In particular, Powell identified college campuses as hotbeds of dangerous zealotry, fueled by charismatic Marxist professors such as Herbert Marcuse of the University of California, San Diego, along with inspiring New Left lawyers like William Kunstler and Ralph Nader. Together, these “spokesmen” (the male noun being used throughout) were succeeding not only in “radicalizing thousands of the young,” but in Powell’s view also winning over “respectable liberals and social reformers. It is the sum total of their views and influence which could indeed fatally weaken or destroy the system.”

Sounding like an inverted caricature of Vladimir Lenin, who in his seminal pamphlet “What is to be Done?” pondered how the Russian Bolsheviks might seize power, Powell asked directly in the memo, “What specifically should be done?” to awaken the business community from its torpor, spur it to counter the New Left and reassert its political and legal hegemony.

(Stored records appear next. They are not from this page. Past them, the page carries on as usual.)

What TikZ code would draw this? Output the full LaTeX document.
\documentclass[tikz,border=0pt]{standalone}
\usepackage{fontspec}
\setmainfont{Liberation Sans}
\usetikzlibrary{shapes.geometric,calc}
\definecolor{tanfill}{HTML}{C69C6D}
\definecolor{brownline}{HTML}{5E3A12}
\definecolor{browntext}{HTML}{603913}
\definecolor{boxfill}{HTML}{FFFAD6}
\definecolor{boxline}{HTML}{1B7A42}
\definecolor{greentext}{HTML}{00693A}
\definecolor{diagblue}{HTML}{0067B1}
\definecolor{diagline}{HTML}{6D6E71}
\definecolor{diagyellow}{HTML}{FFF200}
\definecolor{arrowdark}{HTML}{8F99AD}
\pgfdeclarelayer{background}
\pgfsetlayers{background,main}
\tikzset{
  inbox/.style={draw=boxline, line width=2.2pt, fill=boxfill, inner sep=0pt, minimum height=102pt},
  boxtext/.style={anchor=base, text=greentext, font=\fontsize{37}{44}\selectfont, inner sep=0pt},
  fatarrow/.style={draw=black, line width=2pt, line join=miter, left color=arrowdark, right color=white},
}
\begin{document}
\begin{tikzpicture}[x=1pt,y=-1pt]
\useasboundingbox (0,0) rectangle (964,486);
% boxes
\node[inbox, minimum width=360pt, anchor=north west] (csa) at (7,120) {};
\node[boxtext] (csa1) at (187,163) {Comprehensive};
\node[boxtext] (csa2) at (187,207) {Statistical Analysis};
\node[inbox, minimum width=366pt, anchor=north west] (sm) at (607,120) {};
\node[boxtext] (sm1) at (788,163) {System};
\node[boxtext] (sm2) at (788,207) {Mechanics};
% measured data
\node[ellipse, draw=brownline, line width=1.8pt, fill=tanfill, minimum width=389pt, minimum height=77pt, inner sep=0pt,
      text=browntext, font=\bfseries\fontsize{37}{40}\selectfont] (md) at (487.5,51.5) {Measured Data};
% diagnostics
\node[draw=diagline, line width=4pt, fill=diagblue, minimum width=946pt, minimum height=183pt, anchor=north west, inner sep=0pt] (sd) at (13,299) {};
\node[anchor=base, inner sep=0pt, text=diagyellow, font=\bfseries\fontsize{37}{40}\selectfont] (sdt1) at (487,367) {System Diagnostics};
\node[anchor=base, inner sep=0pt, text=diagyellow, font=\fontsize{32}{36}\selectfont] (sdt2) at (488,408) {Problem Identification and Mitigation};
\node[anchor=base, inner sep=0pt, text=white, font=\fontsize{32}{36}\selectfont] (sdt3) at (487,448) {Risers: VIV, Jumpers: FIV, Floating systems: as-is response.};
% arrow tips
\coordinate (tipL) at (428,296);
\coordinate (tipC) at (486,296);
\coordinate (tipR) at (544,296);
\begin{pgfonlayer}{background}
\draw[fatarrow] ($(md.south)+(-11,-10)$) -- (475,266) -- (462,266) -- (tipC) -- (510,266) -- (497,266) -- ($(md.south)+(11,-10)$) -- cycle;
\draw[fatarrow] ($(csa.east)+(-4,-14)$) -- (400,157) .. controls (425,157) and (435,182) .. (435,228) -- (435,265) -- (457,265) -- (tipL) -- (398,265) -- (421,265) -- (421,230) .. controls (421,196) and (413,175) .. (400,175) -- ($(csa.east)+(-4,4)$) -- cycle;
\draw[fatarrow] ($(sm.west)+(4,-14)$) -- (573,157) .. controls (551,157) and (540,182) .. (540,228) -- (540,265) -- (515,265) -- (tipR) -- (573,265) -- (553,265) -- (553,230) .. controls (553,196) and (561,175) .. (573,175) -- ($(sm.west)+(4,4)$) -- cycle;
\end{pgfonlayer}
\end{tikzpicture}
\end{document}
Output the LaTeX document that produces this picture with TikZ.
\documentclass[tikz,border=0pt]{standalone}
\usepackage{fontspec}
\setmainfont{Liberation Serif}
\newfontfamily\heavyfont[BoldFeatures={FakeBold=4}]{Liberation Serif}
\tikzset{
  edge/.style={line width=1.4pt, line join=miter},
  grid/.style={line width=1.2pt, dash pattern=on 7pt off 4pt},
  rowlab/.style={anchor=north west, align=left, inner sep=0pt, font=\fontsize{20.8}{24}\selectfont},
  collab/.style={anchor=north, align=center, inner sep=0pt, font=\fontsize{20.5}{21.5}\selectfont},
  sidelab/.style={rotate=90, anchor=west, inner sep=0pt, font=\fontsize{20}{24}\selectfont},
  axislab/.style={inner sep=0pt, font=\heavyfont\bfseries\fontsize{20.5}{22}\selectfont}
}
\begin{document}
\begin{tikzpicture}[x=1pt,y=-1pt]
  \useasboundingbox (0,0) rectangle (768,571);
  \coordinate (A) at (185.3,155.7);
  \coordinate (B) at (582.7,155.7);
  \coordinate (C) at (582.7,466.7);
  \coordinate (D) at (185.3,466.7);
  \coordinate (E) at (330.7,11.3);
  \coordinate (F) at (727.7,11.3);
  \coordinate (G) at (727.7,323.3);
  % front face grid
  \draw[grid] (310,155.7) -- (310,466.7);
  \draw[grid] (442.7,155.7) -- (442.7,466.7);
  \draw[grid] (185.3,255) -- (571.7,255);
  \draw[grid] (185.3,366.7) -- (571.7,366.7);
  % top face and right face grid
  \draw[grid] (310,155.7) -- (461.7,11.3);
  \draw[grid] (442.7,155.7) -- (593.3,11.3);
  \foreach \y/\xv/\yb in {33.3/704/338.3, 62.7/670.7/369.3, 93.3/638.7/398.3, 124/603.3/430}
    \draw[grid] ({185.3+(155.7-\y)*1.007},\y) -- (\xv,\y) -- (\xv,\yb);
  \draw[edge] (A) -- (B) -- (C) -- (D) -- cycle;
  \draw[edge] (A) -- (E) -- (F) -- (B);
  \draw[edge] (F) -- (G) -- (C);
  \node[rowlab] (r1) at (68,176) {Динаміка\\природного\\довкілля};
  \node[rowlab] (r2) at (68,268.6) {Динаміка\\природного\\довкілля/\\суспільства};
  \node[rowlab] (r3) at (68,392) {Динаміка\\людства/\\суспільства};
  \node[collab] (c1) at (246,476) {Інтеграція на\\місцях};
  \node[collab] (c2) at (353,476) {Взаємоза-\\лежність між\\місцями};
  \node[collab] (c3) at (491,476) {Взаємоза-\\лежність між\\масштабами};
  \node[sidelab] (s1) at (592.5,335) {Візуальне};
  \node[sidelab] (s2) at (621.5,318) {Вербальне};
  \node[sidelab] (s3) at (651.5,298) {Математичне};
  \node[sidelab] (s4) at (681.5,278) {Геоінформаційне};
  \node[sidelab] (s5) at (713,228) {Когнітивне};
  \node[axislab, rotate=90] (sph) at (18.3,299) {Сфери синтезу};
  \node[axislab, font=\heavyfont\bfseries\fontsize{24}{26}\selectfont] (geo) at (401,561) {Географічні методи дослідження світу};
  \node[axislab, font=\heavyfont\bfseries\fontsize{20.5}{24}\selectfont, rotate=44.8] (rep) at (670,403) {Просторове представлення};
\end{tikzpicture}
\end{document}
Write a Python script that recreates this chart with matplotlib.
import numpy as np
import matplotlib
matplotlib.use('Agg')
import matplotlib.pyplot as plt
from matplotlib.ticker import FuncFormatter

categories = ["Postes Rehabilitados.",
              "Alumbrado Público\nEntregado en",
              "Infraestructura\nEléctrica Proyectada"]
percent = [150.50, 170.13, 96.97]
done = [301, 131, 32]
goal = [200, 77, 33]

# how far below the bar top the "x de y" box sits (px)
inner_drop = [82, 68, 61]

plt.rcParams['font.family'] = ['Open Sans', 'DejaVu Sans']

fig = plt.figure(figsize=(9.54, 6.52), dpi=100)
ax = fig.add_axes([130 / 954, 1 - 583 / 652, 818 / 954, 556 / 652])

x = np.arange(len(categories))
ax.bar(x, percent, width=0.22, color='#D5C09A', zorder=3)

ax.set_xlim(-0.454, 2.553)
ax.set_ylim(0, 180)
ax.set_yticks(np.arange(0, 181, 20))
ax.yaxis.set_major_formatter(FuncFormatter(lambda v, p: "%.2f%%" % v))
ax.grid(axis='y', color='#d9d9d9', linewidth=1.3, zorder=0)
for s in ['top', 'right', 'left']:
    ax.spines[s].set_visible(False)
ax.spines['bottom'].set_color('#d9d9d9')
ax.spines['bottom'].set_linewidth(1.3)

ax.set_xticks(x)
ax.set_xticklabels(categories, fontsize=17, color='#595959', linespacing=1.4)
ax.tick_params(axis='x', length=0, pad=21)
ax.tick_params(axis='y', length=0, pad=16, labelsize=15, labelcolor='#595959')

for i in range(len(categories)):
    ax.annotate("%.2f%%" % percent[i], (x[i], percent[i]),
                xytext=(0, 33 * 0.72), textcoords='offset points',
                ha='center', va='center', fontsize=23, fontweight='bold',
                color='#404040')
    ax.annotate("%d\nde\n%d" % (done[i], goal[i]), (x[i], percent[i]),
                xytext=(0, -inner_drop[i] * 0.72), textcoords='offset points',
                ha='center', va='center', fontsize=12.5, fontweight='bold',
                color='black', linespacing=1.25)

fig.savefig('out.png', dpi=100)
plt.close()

The first step, he reasoned, was “for businessmen to confront this problem [the threat to the system] as a primary responsibility of corporate management.” In addition, resources and unity would be required.

“Strength,” Powell wrote, “lies in organization, in careful long-range planning and implementation, in consistency of action over an indefinite period of years, in the scale of financing available only through joint effort, and the political power available only through united action and national organizations.”

Deepening his call to action, Powell urged the Chamber of Commerce and other business entities to redouble their lobbying efforts and to “recruit” lawyers of “the greatest skill” to represent business interests before the Supreme Court, which under the stewardship of Chief Justice Earl Warren had moved steadily leftward. Powell wrote: “Under our constitutional system … the judiciary may be the most important instrument for social, economic and political change.”

Apparently stirred by the urgency of the hour, Powell accepted Nixon’s second invitation to join the Supreme Court, tendered in October 1971. He was confirmed by the full Senate two months later by a vote of 89-1, with the sole “nay” ballot cast by Democrat Fred Harris of Oklahoma, a maverick populist, who asserted that Powell was an “elitist” who lacked compassion for “little people.” Powell took his seat the next January.

Powell’s memo, although circulated and discussed within the Chamber and in wider business consortia, never came to light during his confirmation hearings, despite supposedly thorough vetting by the FBI. In fact, it came to public notice only in September 1972, when it was leaked to syndicated columnist Jack Anderson, who devoted two pieces that month to the memo, describing it as “a blueprint for an assault by big business on its critics.” Powell’s views, Anderson argued, “were so militant that [the memo] raises a question about his fitness to decide any case involving business interests.”